┌─ Data section

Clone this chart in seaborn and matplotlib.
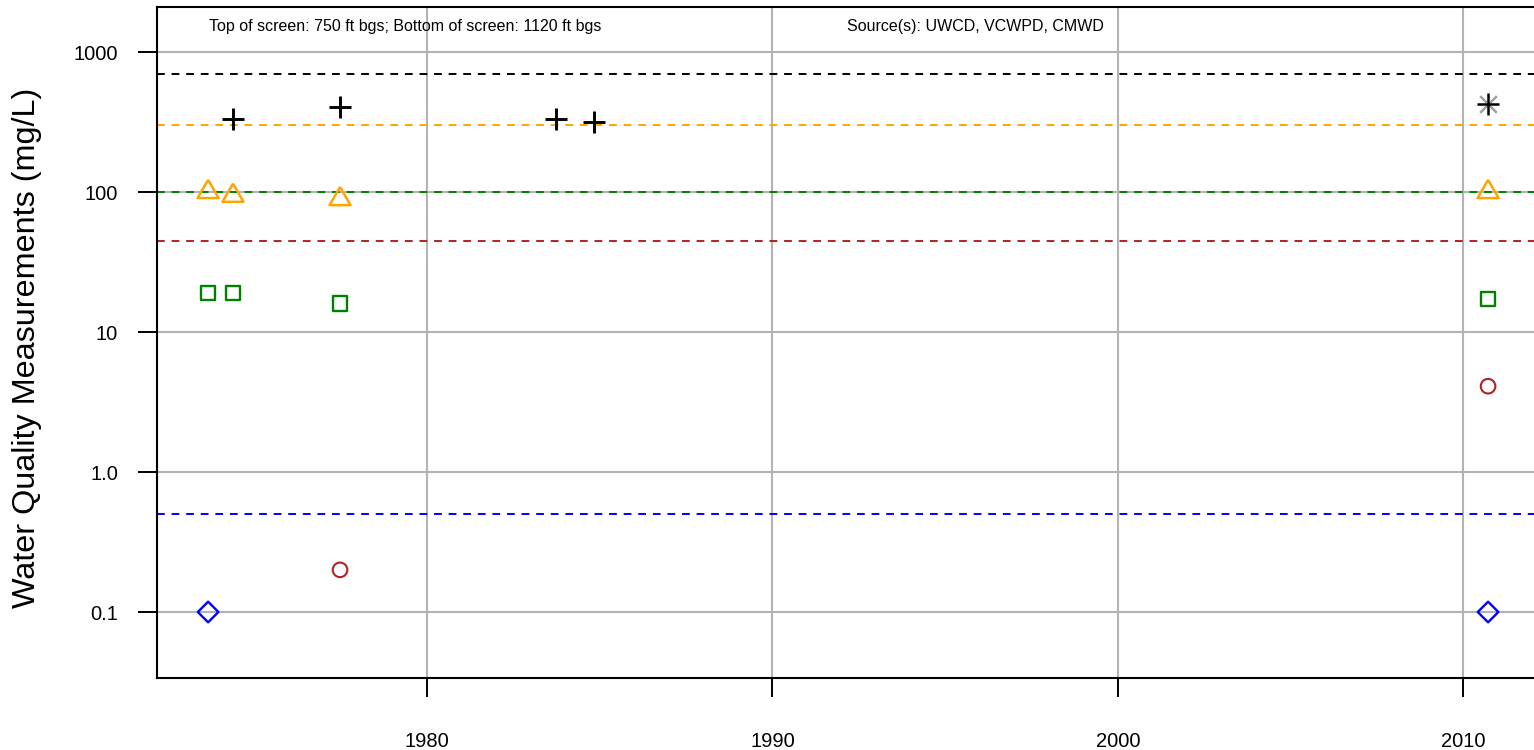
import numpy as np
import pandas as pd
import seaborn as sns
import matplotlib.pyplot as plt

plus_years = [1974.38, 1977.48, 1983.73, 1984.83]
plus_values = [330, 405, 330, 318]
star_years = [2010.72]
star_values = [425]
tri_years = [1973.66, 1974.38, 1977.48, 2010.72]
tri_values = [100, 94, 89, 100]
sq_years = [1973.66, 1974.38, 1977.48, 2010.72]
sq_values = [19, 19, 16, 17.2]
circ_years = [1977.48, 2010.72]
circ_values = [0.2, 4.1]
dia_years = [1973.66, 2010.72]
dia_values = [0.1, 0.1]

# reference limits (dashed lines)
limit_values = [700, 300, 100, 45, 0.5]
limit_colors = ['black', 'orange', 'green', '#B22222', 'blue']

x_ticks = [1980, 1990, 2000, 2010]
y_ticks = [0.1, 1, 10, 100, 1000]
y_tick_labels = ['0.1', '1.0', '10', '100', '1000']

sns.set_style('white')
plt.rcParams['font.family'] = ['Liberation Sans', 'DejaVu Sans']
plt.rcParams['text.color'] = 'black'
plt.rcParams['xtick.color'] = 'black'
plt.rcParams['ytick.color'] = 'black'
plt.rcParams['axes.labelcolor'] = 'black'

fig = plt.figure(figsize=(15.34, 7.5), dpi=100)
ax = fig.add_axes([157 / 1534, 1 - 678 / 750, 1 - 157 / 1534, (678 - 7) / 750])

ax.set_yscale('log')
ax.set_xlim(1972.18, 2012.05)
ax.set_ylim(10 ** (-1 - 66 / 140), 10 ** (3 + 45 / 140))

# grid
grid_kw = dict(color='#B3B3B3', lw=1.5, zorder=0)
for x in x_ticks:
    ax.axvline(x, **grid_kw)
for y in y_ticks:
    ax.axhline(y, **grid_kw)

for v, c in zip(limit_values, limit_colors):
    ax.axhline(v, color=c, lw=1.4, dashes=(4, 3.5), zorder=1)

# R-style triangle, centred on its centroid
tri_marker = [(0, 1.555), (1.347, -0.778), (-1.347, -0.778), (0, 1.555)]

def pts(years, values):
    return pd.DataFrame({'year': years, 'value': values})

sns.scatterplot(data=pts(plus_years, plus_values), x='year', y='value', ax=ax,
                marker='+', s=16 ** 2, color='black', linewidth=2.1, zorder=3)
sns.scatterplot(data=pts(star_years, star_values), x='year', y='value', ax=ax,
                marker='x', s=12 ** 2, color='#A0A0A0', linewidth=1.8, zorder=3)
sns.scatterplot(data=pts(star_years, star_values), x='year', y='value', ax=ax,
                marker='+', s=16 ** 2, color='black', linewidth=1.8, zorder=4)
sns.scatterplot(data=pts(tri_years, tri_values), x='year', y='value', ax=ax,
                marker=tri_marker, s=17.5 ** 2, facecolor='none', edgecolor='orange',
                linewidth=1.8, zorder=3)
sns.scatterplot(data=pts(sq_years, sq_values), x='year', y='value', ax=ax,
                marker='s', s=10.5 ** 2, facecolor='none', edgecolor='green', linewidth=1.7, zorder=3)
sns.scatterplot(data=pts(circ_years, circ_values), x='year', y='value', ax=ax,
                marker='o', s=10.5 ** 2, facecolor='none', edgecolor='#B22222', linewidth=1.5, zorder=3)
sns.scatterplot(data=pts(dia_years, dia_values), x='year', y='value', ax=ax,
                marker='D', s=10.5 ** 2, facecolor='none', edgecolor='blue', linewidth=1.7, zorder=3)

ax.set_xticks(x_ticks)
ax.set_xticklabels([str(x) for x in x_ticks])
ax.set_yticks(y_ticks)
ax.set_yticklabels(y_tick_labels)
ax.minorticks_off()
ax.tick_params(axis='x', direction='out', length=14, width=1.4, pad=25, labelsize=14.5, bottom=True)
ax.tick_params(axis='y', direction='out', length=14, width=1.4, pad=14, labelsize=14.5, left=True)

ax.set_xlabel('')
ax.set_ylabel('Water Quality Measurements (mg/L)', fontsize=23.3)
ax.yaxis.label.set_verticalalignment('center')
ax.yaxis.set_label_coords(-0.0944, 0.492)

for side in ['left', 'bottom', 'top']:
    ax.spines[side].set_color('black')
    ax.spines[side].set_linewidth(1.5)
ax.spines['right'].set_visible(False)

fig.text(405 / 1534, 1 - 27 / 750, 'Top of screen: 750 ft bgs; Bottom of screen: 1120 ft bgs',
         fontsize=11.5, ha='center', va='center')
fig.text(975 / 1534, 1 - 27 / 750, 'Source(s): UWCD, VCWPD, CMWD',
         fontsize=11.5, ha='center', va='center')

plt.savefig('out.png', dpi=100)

└─

_Exercise details_.
Skip the pictures, then retype every line above exactly.

_Finished exercise_.
Clone this chart in seaborn and matplotlib.
import numpy as np
import pandas as pd
import seaborn as sns
import matplotlib.pyplot as plt

plus_years = [1974.38, 1977.48, 1983.73, 1984.83]
plus_values = [330, 405, 330, 318]
star_years = [2010.72]
star_values = [425]
tri_years = [1973.66, 1974.38, 1977.48, 2010.72]
tri_values = [100, 94, 89, 100]
sq_years = [1973.66, 1974.38, 1977.48, 2010.72]
sq_values = [19, 19, 16, 17.2]
circ_years = [1977.48, 2010.72]
circ_values = [0.2, 4.1]
dia_years = [1973.66, 2010.72]
dia_values = [0.1, 0.1]

# reference limits (dashed lines)
limit_values = [700, 300, 100, 45, 0.5]
limit_colors = ['black', 'orange', 'green', '#B22222', 'blue']

x_ticks = [1980, 1990, 2000, 2010]
y_ticks = [0.1, 1, 10, 100, 1000]
y_tick_labels = ['0.1', '1.0', '10', '100', '1000']

sns.set_style('white')
plt.rcParams['font.family'] = ['Liberation Sans', 'DejaVu Sans']
plt.rcParams['text.color'] = 'black'
plt.rcParams['xtick.color'] = 'black'
plt.rcParams['ytick.color'] = 'black'
plt.rcParams['axes.labelcolor'] = 'black'

fig = plt.figure(figsize=(15.34, 7.5), dpi=100)
ax = fig.add_axes([157 / 1534, 1 - 678 / 750, 1 - 157 / 1534, (678 - 7) / 750])

ax.set_yscale('log')
ax.set_xlim(1972.18, 2012.05)
ax.set_ylim(10 ** (-1 - 66 / 140), 10 ** (3 + 45 / 140))

# grid
grid_kw = dict(color='#B3B3B3', lw=1.5, zorder=0)
for x in x_ticks:
    ax.axvline(x, **grid_kw)
for y in y_ticks:
    ax.axhline(y, **grid_kw)

for v, c in zip(limit_values, limit_colors):
    ax.axhline(v, color=c, lw=1.4, dashes=(4, 3.5), zorder=1)

# R-style triangle, centred on its centroid
tri_marker = [(0, 1.555), (1.347, -0.778), (-1.347, -0.778), (0, 1.555)]

def pts(years, values):
    return pd.DataFrame({'year': years, 'value': values})

sns.scatterplot(data=pts(plus_years, plus_values), x='year', y='value', ax=ax,
                marker='+', s=16 ** 2, color='black', linewidth=2.1, zorder=3)
sns.scatterplot(data=pts(star_years, star_values), x='year', y='value', ax=ax,
                marker='x', s=12 ** 2, color='#A0A0A0', linewidth=1.8, zorder=3)
sns.scatterplot(data=pts(star_years, star_values), x='year', y='value', ax=ax,
                marker='+', s=16 ** 2, color='black', linewidth=1.8, zorder=4)
sns.scatterplot(data=pts(tri_years, tri_values), x='year', y='value', ax=ax,
                marker=tri_marker, s=17.5 ** 2, facecolor='none', edgecolor='orange',
                linewidth=1.8, zorder=3)
sns.scatterplot(data=pts(sq_years, sq_values), x='year', y='value', ax=ax,
                marker='s', s=10.5 ** 2, facecolor='none', edgecolor='green', linewidth=1.7, zorder=3)
sns.scatterplot(data=pts(circ_years, circ_values), x='year', y='value', ax=ax,
                marker='o', s=10.5 ** 2, facecolor='none', edgecolor='#B22222', linewidth=1.5, zorder=3)
sns.scatterplot(data=pts(dia_years, dia_values), x='year', y='value', ax=ax,
                marker='D', s=10.5 ** 2, facecolor='none', edgecolor='blue', linewidth=1.7, zorder=3)

ax.set_xticks(x_ticks)
ax.set_xticklabels([str(x) for x in x_ticks])
ax.set_yticks(y_ticks)
ax.set_yticklabels(y_tick_labels)
ax.minorticks_off()
ax.tick_params(axis='x', direction='out', length=14, width=1.4, pad=25, labelsize=14.5, bottom=True)
ax.tick_params(axis='y', direction='out', length=14, width=1.4, pad=14, labelsize=14.5, left=True)

ax.set_xlabel('')
ax.set_ylabel('Water Quality Measurements (mg/L)', fontsize=23.3)
ax.yaxis.label.set_verticalalignment('center')
ax.yaxis.set_label_coords(-0.0944, 0.492)

for side in ['left', 'bottom', 'top']:
    ax.spines[side].set_color('black')
    ax.spines[side].set_linewidth(1.5)
ax.spines['right'].set_visible(False)

fig.text(405 / 1534, 1 - 27 / 750, 'Top of screen: 750 ft bgs; Bottom of screen: 1120 ft bgs',
         fontsize=11.5, ha='center', va='center')
fig.text(975 / 1534, 1 - 27 / 750, 'Source(s): UWCD, VCWPD, CMWD',
         fontsize=11.5, ha='center', va='center')

plt.savefig('out.png', dpi=100)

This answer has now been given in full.